I noticed this was happening when doing traffic tests on FreeBSD-HEAD between 802.11 and ethernet interfaces. The atheros 802.11 hardware implemented interrupt moderation so there wouldn't be tens of thousands of interrupts a second being generated. But what I saw was occasionally the receive queue being filled by packets and not drained fast enough. When digging into it, I found that due to interrupt moderation, if the interrupt came in just before WAIT was executed, the 802.11 receive function was taking a long time (sometimes up to milliseconds) to run after the interrupt came in and the ithread was actually scheduled. If I had an interrupt for each received packet, the amount of time between interrupts would have been very small (20,000 packets a second, so around 1/20000 sec per interrupt) and this problem would've been masked. But with moderated interrupts, it would be 750 microseconds or so before the next receive interrupt was generated.

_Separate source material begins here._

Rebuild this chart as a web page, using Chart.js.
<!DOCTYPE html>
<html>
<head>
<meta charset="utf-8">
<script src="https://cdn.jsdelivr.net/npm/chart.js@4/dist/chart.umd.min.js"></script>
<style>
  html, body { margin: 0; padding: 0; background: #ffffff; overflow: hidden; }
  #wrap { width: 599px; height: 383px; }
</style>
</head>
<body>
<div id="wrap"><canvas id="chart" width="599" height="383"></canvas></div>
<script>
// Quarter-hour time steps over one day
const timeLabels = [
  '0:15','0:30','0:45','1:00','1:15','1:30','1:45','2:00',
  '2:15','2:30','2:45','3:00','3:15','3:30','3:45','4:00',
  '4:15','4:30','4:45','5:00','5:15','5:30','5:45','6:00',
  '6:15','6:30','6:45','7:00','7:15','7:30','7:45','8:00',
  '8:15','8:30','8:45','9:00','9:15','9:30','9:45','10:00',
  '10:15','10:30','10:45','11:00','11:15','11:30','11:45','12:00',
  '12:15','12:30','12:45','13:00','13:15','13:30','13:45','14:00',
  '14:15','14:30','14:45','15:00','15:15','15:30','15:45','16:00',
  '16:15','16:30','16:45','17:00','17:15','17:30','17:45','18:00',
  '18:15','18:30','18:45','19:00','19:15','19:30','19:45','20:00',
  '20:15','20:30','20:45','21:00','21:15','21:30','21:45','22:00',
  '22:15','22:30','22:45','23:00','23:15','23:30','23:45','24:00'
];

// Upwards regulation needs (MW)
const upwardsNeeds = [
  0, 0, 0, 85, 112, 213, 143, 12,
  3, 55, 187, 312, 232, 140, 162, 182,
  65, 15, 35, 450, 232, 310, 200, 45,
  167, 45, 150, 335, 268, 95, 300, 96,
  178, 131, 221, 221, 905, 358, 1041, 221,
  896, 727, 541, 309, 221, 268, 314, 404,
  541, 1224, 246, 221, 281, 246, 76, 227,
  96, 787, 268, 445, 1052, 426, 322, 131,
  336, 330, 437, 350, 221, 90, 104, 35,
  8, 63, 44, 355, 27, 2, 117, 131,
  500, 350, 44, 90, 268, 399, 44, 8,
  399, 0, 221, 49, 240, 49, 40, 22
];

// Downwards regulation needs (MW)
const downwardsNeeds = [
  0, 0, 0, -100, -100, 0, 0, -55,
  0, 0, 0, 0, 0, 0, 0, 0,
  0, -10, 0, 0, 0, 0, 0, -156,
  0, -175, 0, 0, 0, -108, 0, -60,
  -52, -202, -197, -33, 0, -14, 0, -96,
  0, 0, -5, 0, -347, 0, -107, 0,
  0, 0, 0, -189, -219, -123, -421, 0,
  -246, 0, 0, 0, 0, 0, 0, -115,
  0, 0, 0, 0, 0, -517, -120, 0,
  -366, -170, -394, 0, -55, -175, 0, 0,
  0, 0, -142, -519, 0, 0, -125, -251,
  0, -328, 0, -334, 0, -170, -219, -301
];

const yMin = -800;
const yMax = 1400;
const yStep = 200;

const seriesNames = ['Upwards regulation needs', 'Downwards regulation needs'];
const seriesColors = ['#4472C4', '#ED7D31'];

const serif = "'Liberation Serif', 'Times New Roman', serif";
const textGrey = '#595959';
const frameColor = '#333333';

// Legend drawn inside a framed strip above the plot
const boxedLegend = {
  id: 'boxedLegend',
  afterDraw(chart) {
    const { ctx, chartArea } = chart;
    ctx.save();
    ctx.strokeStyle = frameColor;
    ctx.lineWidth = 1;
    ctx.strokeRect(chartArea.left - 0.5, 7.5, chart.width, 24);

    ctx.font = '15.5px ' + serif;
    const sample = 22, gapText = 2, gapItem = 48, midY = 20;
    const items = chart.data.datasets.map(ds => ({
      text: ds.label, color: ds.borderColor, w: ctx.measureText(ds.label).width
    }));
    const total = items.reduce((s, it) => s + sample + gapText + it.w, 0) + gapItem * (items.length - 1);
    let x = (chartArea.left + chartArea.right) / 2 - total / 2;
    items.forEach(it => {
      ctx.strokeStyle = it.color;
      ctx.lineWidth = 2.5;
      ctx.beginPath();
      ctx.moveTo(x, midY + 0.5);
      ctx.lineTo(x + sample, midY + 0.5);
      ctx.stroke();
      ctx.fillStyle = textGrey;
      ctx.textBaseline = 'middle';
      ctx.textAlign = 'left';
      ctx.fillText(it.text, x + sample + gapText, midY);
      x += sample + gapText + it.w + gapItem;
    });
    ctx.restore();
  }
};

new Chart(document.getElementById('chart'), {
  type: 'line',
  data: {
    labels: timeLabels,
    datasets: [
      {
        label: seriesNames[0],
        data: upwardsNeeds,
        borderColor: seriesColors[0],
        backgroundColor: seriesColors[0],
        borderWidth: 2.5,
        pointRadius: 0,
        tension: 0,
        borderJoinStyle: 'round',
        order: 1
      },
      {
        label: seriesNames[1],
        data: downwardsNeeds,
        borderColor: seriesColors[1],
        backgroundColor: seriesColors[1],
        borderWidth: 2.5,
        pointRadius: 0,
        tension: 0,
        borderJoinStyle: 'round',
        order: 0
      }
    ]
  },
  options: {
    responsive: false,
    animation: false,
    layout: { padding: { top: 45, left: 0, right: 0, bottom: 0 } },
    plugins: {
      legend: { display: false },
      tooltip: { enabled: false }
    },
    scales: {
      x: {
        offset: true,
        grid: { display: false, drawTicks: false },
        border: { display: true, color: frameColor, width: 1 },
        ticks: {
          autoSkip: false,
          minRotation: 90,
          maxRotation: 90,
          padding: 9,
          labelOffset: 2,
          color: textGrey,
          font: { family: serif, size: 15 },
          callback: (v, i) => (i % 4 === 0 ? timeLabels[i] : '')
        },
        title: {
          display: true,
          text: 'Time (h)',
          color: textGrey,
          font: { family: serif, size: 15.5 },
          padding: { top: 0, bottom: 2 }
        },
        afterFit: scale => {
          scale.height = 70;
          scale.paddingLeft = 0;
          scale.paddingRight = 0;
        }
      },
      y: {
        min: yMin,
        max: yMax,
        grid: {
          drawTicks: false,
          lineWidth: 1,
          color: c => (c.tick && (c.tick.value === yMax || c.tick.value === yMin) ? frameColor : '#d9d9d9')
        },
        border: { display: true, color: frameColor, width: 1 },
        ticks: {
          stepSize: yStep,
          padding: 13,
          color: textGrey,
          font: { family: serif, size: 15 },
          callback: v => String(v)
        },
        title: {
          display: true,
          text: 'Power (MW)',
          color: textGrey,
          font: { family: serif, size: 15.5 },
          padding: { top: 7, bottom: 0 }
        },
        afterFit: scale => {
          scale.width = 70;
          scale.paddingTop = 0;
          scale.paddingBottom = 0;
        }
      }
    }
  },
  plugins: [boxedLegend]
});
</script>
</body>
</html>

Now, this is messy. There's some hacks in the idle loop code to try and skip the halt bit if the scheduler detects there's something to run. But there's still a small race window there which needs to be closed.

How can this be solved?

Apparently - the two instructions STI;HLT on x86 are atomic. Ie, there's no race window between them. If an interrupt comes through, HLT doesn't run. This doesn't happen for MWAIT or the ACPI sleep states and I am concerned we're still possibly hitting this race window from time to time. The specific behaviour is that the STI causes interrupts to be enabled following the next instruction. So yes, there's no window.

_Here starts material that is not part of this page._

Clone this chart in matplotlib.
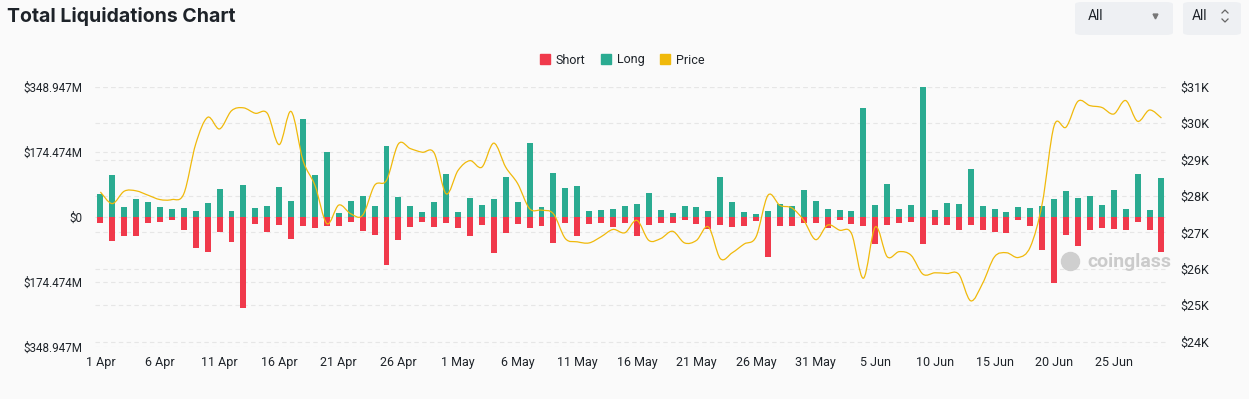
import numpy as np
import datetime as dt
import matplotlib
matplotlib.use("Agg")
from matplotlib import pyplot as plt
from matplotlib.patches import Patch, FancyBboxPatch
from matplotlib.path import Path
from matplotlib.patches import PathPatch
from matplotlib.lines import Line2D
from matplotlib.transforms import blended_transform_factory

# daily values, 1 Apr .. 29 Jun (millions USD / thousand USD)
long_m = [62, 112, 27, 47, 40, 25, 21, 23, 15, 37,
          74, 15, 85, 23, 28, 80, 42, 262, 112, 173,
          11, 43, 56, 29, 189, 52, 30, 13, 39, 115,
          13, 49, 32, 47, 106, 39, 197, 25, 116, 77,
          83, 15, 17, 21, 29, 33, 64, 17, 9, 30,
          26, 15, 107, 40, 12, 7, 15, 34, 28, 71,
          42, 21, 18, 16, 292, 31, 88, 21, 31, 349,
          19, 36, 34, 127, 28, 21, 12, 26, 24, 29,
          47, 69, 49, 55, 31, 71, 21, 115, 19, 103]
short_m = [18, 66, 51, 51, 17, 13, 8, 36, 83, 95,
           42, 67, 246, 20, 40, 22, 61, 25, 31, 24,
           24, 14, 38, 49, 130, 62, 27, 14, 27, 16,
           31, 51, 23, 98, 43, 20, 31, 25, 71, 18,
           51, 20, 18, 28, 18, 53, 22, 16, 16, 8,
           20, 34, 21, 27, 24, 12, 109, 24, 24, 17,
           17, 30, 8, 20, 24, 72, 21, 18, 13, 74,
           21, 23, 37, 21, 37, 40, 43, 10, 24, 90,
           179, 48, 79, 36, 31, 32, 37, 15, 36, 94]
price_k = [28.11, 27.79, 28.13, 28.14, 28.02, 27.90, 27.90, 28.06, 29.43, 30.16,
           29.84, 30.34, 30.42, 30.27, 30.27, 29.41, 30.32, 28.97, 28.29, 27.24,
           27.75, 27.51, 27.47, 28.29, 28.43, 29.43, 29.30, 29.20, 29.18, 28.06,
           28.70, 28.97, 28.79, 29.45, 28.79, 28.34, 27.65, 27.61, 27.51, 26.83,
           26.74, 26.71, 26.88, 27.08, 26.99, 27.33, 26.78, 26.83, 27.03, 26.71,
           26.78, 27.15, 26.28, 26.44, 26.68, 26.88, 28.02, 27.74, 27.67, 27.33,
           26.80, 27.20, 27.06, 26.97, 25.74, 27.15, 26.33, 26.47, 26.37, 25.85,
           25.89, 25.87, 25.85, 25.12, 25.60, 26.33, 26.44, 26.31, 26.60, 27.79,
           29.93, 29.89, 30.60, 30.48, 30.43, 30.25, 30.62, 30.05, 30.36, 30.14]

start = dt.date(2023, 4, 1)
dates = [start + dt.timedelta(days=i) for i in range(len(long_m))]
tick_idx = list(range(0, len(dates), 5))
tick_labels = [f"{dates[i].day} {dates[i].strftime('%b')}" for i in tick_idx]

left_ticks = [-348.947, -174.474, 0, 174.474, 348.947]
right_ticks = [24, 25, 26, 27, 28, 29, 30, 31]

RED = '#f0394b'
TEAL = '#2aab91'
GOLD = '#f0b90b'
BG = '#fafafa'
TXT = '#1e2329'
GRID = '#e6e6e6'

plt.rcParams['font.family'] = ['Roboto', 'DejaVu Sans']

fig = plt.figure(figsize=(12.49, 3.99), dpi=100, facecolor=BG)
ax = fig.add_axes([95/1249, 1 - 346.7/399, (1168-95)/1249, 260/399])
ax.set_facecolor(BG)
ax2 = ax.twinx()
ax2.set_ylim(23.86, 30.98)

x = np.arange(len(long_m))
ax.bar(x, long_m, width=0.5, color=TEAL, zorder=3)
ax.bar(x, -np.array(short_m), width=0.5, color=RED, zorder=3)
ax.set_xlim(-0.45, 89.55)
ax.set_ylim(-348.947, 348.947)
ax.set_yticks(left_ticks)
ax.set_yticklabels(["$0" if v == 0 else f"${abs(v):.3f}M" for v in left_ticks])
ax.set_xticks(tick_idx)
ax.set_xticklabels(tick_labels)

# gridlines of both axes, all behind the bars
for v in left_ticks:
    ax.axhline(v, color=GRID, lw=0.8, ls=(0, (4, 3)), zorder=0)
right_tr = blended_transform_factory(ax.transAxes, ax2.transData)
for v in right_ticks:
    ax.plot([0, 1], [v, v], transform=right_tr, color=GRID, lw=0.8,
            ls=(0, (4, 3)), zorder=0)

ax2.set_yticks(right_ticks)
ax2.set_yticklabels([f"${v}K" for v in right_ticks])

# smooth price line (Catmull-Rom drawn as bezier path)
pts = np.column_stack([x, price_k]).astype(float)
verts = [pts[0]]
codes = [Path.MOVETO]
for i in range(len(pts) - 1):
    p0 = pts[max(i - 1, 0)]
    p1 = pts[i]
    p2 = pts[i + 1]
    p3 = pts[min(i + 2, len(pts) - 1)]
    verts += [p1 + (p2 - p0) / 6, p2 - (p3 - p1) / 6, p2]
    codes += [Path.CURVE4] * 3
ax2.add_patch(PathPatch(Path(verts, codes), fill=False, edgecolor=GOLD, lw=0.9, zorder=4))

for a in (ax, ax2):
    for s in a.spines.values():
        s.set_visible(False)
    a.tick_params(length=0, labelsize=9, colors=TXT)
ax.tick_params(axis='y', pad=9, labelsize=8.4)
ax2.tick_params(axis='y', pad=9)
ax.tick_params(axis='x', pad=7)

# watermark
fig.text(1087/1249, 1 - 262/399, "coinglass", fontsize=14, fontweight='bold',
         color='#cbcbcb', va='center', ha='left')
fig.add_artist(Line2D([1070/1249], [1 - 261/399], marker='o', ms=13,
                      color='#cfcfcf', transform=fig.transFigure))

# header
fig.text(7/1249, 1 - 16/399, "Total Liquidations Chart", fontsize=14,
         fontweight='bold', color=TXT, va='center', ha='left',
         family=['Inter', 'DejaVu Sans'])
for x0, x1 in [(1075, 1173), (1183, 1241)]:
    fig.add_artist(FancyBboxPatch((x0/1249, 1 - 35/399), (x1-x0)/1249, 33/399,
                                  boxstyle="round,pad=0,rounding_size=0.006",
                                  transform=fig.transFigure, facecolor='#eef0f3',
                                  edgecolor='none'))
fig.text(1088/1249, 1 - 16/399, "All", fontsize=10, color=TXT, va='center')
fig.text(1192/1249, 1 - 16/399, "All", fontsize=10, color=TXT, va='center')
fig.add_artist(Line2D([1155/1249], [1 - 16/399], marker='v', ms=3.5,
                      color='#777777', transform=fig.transFigure))
fig.add_artist(Line2D([1222/1249, 1225/1249, 1228/1249],
                      [1 - 13/399, 1 - 10/399, 1 - 13/399], lw=0.9,
                      color='#666666', transform=fig.transFigure))
fig.add_artist(Line2D([1222/1249, 1225/1249, 1228/1249],
                      [1 - 19/399, 1 - 22/399, 1 - 19/399], lw=0.9,
                      color='#666666', transform=fig.transFigure))

# legend
handles = [Patch(color=RED, label='Short'), Patch(color=TEAL, label='Long'),
           Patch(color=GOLD, label='Price')]
fig.legend(handles=handles, loc='center', bbox_to_anchor=(622/1249, 1 - 60/399),
           ncol=3, frameon=False, fontsize=9, handlelength=0.8, handleheight=0.8,
           handletextpad=0.5, columnspacing=1.2, labelcolor=TXT)

fig.savefig("out.png", dpi=100, facecolor=BG)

All that's left now is to make sure that interrupts are disabled before you do the scheduler check so no new interrupt processing on that thread can be scheduled. Ie, when entering cpu_idle():

  • Call critical_enter();
  • Disable interrupts;
  • See if the scheduler has anything to do - if so, enable interrupts and skip calling the idle loop
  • If there's nothing to do - and since interrupts are disabled, nothing new will have happened (like an interrupt scheduling an ithread) then just call the idle function
    • Which may or may not enable interrupts before entering the idle loop (you enter ACPI with interrupts disabled, but you enter HLT with interrupts enabled)
  • .. and then call critical_exit(), which will let the kernel continue preempting.
For MIPS however, there's a clever hack. (No, not from me.)

Here's how it works:
  • In the idle loop, it calls mips_wait()
  • mips_wait() is a bit of assembly code that will:
    • disable interrupts
    • see if the scheduler sees anything running
    • .. and if so, it doesn't bother running the WAIT instruction! Just enable interrupts and jump over the WAIT;
  • .. but the bit of code that re-enables interrupts and calls WAIT is aligned to a 16 byte boundary and the address is a symbol (MipsWaitStart).
  • Then in the exception handling code (MipsKernIntr), it sees if the instruction pointer where the exception occured is in the 16 bytes (4 instructions) at MipsWaitStart.
  • .. if it is, it adjusts the return address from the interrupt to be after the WAIT instruction.
It's totally dirty and to be quite honest, I haven't at all tested it. Yes, it should be tested.


Tuesday, September 3, 2013

Finding low hanging fruit with PMC, or "O(wtf)" ?

I've lately been focusing on performance counter stuff on Sandy Bridge (Xeon and non-Xeon.) Part of this has been fixing some of the counters that were wrong. Part has been digesting the Intel tuning guides and the Intel micro-architecture for Sandy Bridge. It's a little different to the older school pipeline driven architecture that rules the MIPS world.

So, I fired up some of my scripts (at http://github.com/erikarn/hwpmc) on a live cache pushing a whole lot of live video netflix traffic. The scripts use the PMC framework in global counter mode rather than sampling mode, so it's cheap to do and doesn't affect performance.

What I found:

  1. The pipeline slots per cycle metric is around 16% - so there's a lot of stalling going on.
  2. There's a lot of memory traffic going on - around 50% of clock cycles are spent in LLC_MISS - ie, it wasn't in L1, L2 or L3/LLC (last-level cache) and thus has to be fetched from memory.
So, I started digging into why there were so many memory accesses. It turns out the biggest abuser was the cross-CPU IPI involved in synchronising page mapping tables - there are a few places calling pmap_invalidate_range() as part of sendfile() buffer completion and this was causing issues. I pointed this out, someone else has addressed it internally. (Ideally if the IO path uses unmapped buffers on amd64, there shouldn't be any need to map them in and out of KVA.) I think that saved about 4% of total clock cycles spent being stalled.

Then I found a lot of stalling going on in the mwait and ACPI sleep path. It turns out that these paths seem to involve doing ISA space IO port accesses. These are .. very slow. I've just flipped my testing over to use no mwait and use HLT.

Next - flowtable had been turned on during experimentation and I had noticed that the flowtable expire/flush code would periodically spike up. It spiked up more when more clients and more TCP flows were connected. It showed up in both memory accesses and clock cycles busy PMCs - and the reason made me laugh out loud.

The flowtable uses a bitstring_t - effectively an array of bytes treated as a bitmap, like select() FD_SET's - and would walk this to look for flows to expire.

The expiry code would walk the list looking for flows to expire - it would loop over the entire set, calling ffs() over the whole set to look for the next new flow to check.

.. so looping over looping over the whole set. O(n^2). Right there, in the flow cleaning path. Doing byte offset fetches, rather than 32-bit fetches. Everything about it was ridiculous. As we scaled up to serve more flows the flowcleaner CPU cycle count was spiking really, really hard.

I pointed this out in an email to my coworkers and fell asleep. It was fixed when I awoke - a co-worker fixed it to be correctly O(n) whilst I was sleeping. It's now totally disappeared from the CPU cycle and stall analysis.

So, I've just been chipping away at things here and there. There are some larger scale issues that I really want to address but I'd like to make sure all the odd, silly and remaining low hanging fruit are addressed. Then comes the fun stuff.